New York City
Get ready for an unnerving evening at the McKittrick Hotel, the home of ”Sleep No More”.
In a secluded area in the McKittrick Hotel, the specially built location of the haunting immersive theatrical event Sleep No More, four longtime friends are telling spooky stories. Individually, they are Dave Malloy, the creator of the acclaimed War and Peace-inspired electropop opera Natasha, Pierre & the Great Comet of 1812, the cellist Brent Arnold, and singer-songwriters Brittain Ashford and Gelsey Bell. Together, they're Ghost Quartet.
The production, directed by Annie Tippe, has been playing at the McKittrick since January, after an acclaimed run last fall at the Bushwick Starr. Part musical, part concept album, the piece weaves together whiskey and several tales of horror, including Poe's Fall of the House of Usher and others, sung and performed by these four underground talents on instruments ranging from the dulcimer and autoharp to the erhu and metallophone.
Malloy, the show's author, is a singular, ambitious talent in the art of storytelling. Here, he discusses the inspirations behind Ghost Quartet, the pros and cons of immersive theater, and the delicate art of dealing with disruptive audience members.
Can you describe Ghost Quartet?
It's essentially a theatrical staging of a concept album. We're looking at the old rock-and-roll concept albums from the seventies, like Pink Floyd's The Wall. It's similar to that in that there is a narrative, but [it's] quite loose. It's more like a collection of songs that are thematically linked, discussing ghosts from different angles.
Why ghosts?
I grew up reading lots of Stephen King and watching The Twilight Zone and The Outer Limits and Mystery Science Theater 3000. Not even specifically ghosts, but the science fiction, fantasy, horror genres have been close to my heart. All of us [in Ghost Quartet] make this kind of creepy, melancholy, sad music. The next logical thing would be for us to do a ghost story.
How did the show come about?
It was directly inspired by the performers. The four of us are old friends, and all of us are singer-songwriters. The two women in particular [Ashford and Bell], I've loved their voices for a very long time. The four of us were hanging out playing a board game one night and we looked around and said, "The four of us should make a show." I took an inventory of what [instruments] everyone owned and that was our instrumentation.
What is it like to perform a mysterious show like this at the McKittrick, home to the equally creepy Sleep No More?
It's incredible. We couldn't have asked for a better marriage of venue and piece. We premiered the piece at Bushwick Starr last October and had a great run. It was very well received, so we were looking for a place to remount it. Fortunately, one of the producers of Sleep No More came to see it and he invited us in and said "I want you to look at our restaurant." It kind of fell into our laps.
You're no stranger to nontraditional and immersive venues, what with Comet having a tent built especially to house it after the Ars Nova run.

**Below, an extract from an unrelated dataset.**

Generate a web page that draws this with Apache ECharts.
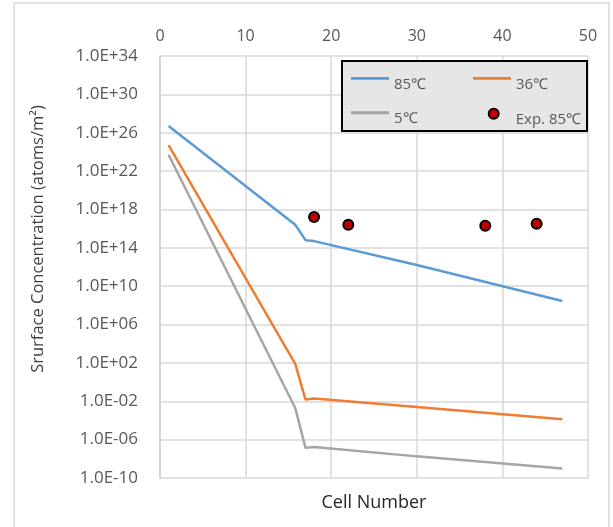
<!DOCTYPE html>
<html>
<head>
<meta charset="utf-8">
<script src="https://cdn.jsdelivr.net/npm/echarts@6/dist/echarts.min.js"></script>
<style>
html,body{margin:0;padding:0;background:#fff;}
#chart{width:613px;height:527px;}
</style>
</head>
<body>
<div id="chart"></div>
<script>
// ---- data ----
var cells85 = [1, 15.8, 17, 18, 30, 47];
var conc85  = [5e26, 2.5e16, 6.3e14, 5e14, 1.6e12, 2.8e8];
var cells36 = [1, 15.8, 17, 18, 30, 47];
var conc36  = [5e24, 80, 1.5e-2, 1.9e-2, 2.5e-3, 1.3e-4];
var cells5  = [1, 15.8, 17, 18, 30, 47];
var conc5   = [5e23, 2e-3, 1.4e-7, 1.7e-7, 1.8e-8, 1e-9];
var expCells = [18, 22, 38, 44];
var expConc  = [1.6e17, 2.5e16, 2e16, 3.2e16];
var xTicks = [0, 10, 20, 30, 40, 50];
var yTickValues = [1e-10, 1e-6, 1e-2, 1e2, 1e6, 1e10, 1e14, 1e18, 1e22, 1e26, 1e30, 1e34];
var yTickLabels = ['1.0E-10','1.0E-06','1.0E-02','1.0E+02','1.0E+06','1.0E+10','1.0E+14','1.0E+18','1.0E+22','1.0E+26','1.0E+30','1.0E+34'];
var seriesNames = ['85℃', '36℃', '5℃', 'Exp. 85℃'];

function pairs(xs, ys){ return xs.map(function(x,i){ return [x, ys[i]]; }); }
function labelFor(v){
  var e = Math.round(Math.log10(v));
  for (var i=0;i<yTickValues.length;i++){ if (Math.round(Math.log10(yTickValues[i]))===e) return yTickLabels[i]; }
  return '';
}
var FONT = 'Open Sans';
var gridColor = '#d9d9d9';
var textColor = '#595959';
var lineIcon = 'path://M0,0L40,0L40,3L0,3Z';

function legendAt(name, icon, left, top, iw, padLeft){
  return {
    data:[{name:name, icon:icon}], left:left, top:top, padding:0,
    itemWidth:iw, itemHeight:10, itemGap:0, z:10, selectedMode:false,
    formatter:function(n){ return '{t|' + n + '}'; },
    textStyle:{color:textColor, fontSize:15, fontFamily:FONT,
      rich:{t:{color:textColor, fontSize:15, fontFamily:FONT, padding:[12,0,0,padLeft]}}}
  };
}

var chart = echarts.init(document.getElementById('chart'), null, {renderer:'canvas'});
chart.setOption({
  animation:false,
  backgroundColor:'#fff',
  textStyle:{fontFamily:FONT},
  grid:{left:160, right:25, top:56, bottom:49, containLabel:false},
  xAxis:{
    type:'value', position:'top', min:0, max:50, interval:10,
    axisLine:{show:false}, axisTick:{show:false},
    axisLabel:{color:textColor, fontSize:16, fontFamily:FONT, margin:12,
      customValues: xTicks},
    splitLine:{show:true, lineStyle:{color:gridColor, width:1.5}}
  },
  yAxis:{
    type:'log', logBase:10, min:1e-10, max:1e34,
    axisLine:{show:true, lineStyle:{color:'#cfcfcf', width:1.5}},
    axisTick:{show:false, customValues: yTickValues},
    axisLabel:{color:textColor, fontSize:17, fontFamily:FONT, margin:22,
      customValues: yTickValues, formatter:function(v){ return labelFor(v); }},
    splitLine:{show:true, lineStyle:{color:gridColor, width:1.5}}
  },
  legend:[
    legendAt(seriesNames[0], lineIcon, 351, 76.8, 38, 0),
    legendAt(seriesNames[1], lineIcon, 473, 76.8, 38, 0),
    legendAt(seriesNames[2], lineIcon, 351, 111.2, 38, 0),
    legendAt(seriesNames[3], 'circle', 487.7, 107.7, 10, 12)
  ],
  graphic:[
    {type:'rect', shape:{x:14, y:3, width:595, height:530}, style:{fill:'none', stroke:'#d9d9d9', lineWidth:1.5}, z:0, silent:true},
    {type:'rect', shape:{x:342, y:61, width:245, height:70}, style:{fill:'#e6e6e6', stroke:'#000', lineWidth:2}, z:5, silent:true},
    {type:'text', x:38, y:239, rotation:Math.PI/2, style:{text:'Srurface Concentration (atoms/m²)', fill:'#404040', font:'16.5px "Open Sans"', align:'center', verticalAlign:'middle'}, silent:true},
    {type:'text', x:374, y:503, style:{text:'Cell Number', fill:'#262626', font:'18px "Open Sans"', align:'center', verticalAlign:'middle'}, silent:true}
  ],
  series:[
    {name:seriesNames[0], type:'line', data:pairs(cells85, conc85), showSymbol:false, smooth:false,
      lineStyle:{color:'#5b9bd5', width:2.5}, itemStyle:{color:'#5b9bd5', borderWidth:0}},
    {name:seriesNames[1], type:'line', data:pairs(cells36, conc36), showSymbol:false, smooth:false,
      lineStyle:{color:'#ed7d31', width:2.5}, itemStyle:{color:'#ed7d31', borderWidth:0}},
    {name:seriesNames[2], type:'line', data:pairs(cells5, conc5), showSymbol:false, smooth:false,
      lineStyle:{color:'#a5a5a5', width:2.5}, itemStyle:{color:'#a5a5a5', borderWidth:0}},
    {name:seriesNames[3], type:'scatter', data:pairs(expCells, expConc), symbolSize:10,
      itemStyle:{color:'#c00000', borderColor:'#000', borderWidth:2, opacity:1}}
  ]
});
</script>
</body>
</html>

I started in nontraditional venues with a much older show called Beowulf. That show started in a theater but it never worked as well as we wanted to, so then we started doing it in rock clubs. We realized the show worked way, way better at a concert venue.
I asked this question of Philippa Soo and Brittain Ashford about the infamous iPhone-throwing incident at Comet. Can you tell me what it's like when immersive theater goes even more rogue than normal?
With Comet and Ghost Quartet, because we're performing in nontraditional venues, you do get audience members who don't know how to behave. We do have a lot of people on their phones or whispering a lot, which can be distracting. As a performer, it has happened that I have scolded people….Obviously, I can see the merits of both sides. I definitely have had the urge to want to do that myself…But to pick up the phone and throw it? It's a little much.
Tell me about your upcoming show, Preludes, at LCT3.
It's a piece about [composer Sergei] Rachmaninoff and hypnosis. It looks at a three-year period in Rachmaninoff 's life, right after the premiere of his first symphony, which was a bit of a disaster. It was critically panned and the conductor was drunk, and he went into this deep depression right after that and didn't write anything for three years. His wife, in desperation, sends him to a hypnotherapist, right when hypnotism was coming into vogue as a therapeutic method. They work together and out of that he wrote his second piano concerto, which is one of his most famous and beloved works. The music is a blend of my original music, Rachmaninoff's original music, and then some pieces that are hybrids of the two.
Could you see Comet on Broadway, like the rumors say might happen?
Totally. I would love to see that happen. It would require a very particular house, in order to maintain the kind of intimacy we had. But at the same time, we'd expand it enough to fill a Broadway house. But I do think there are ways it could happen.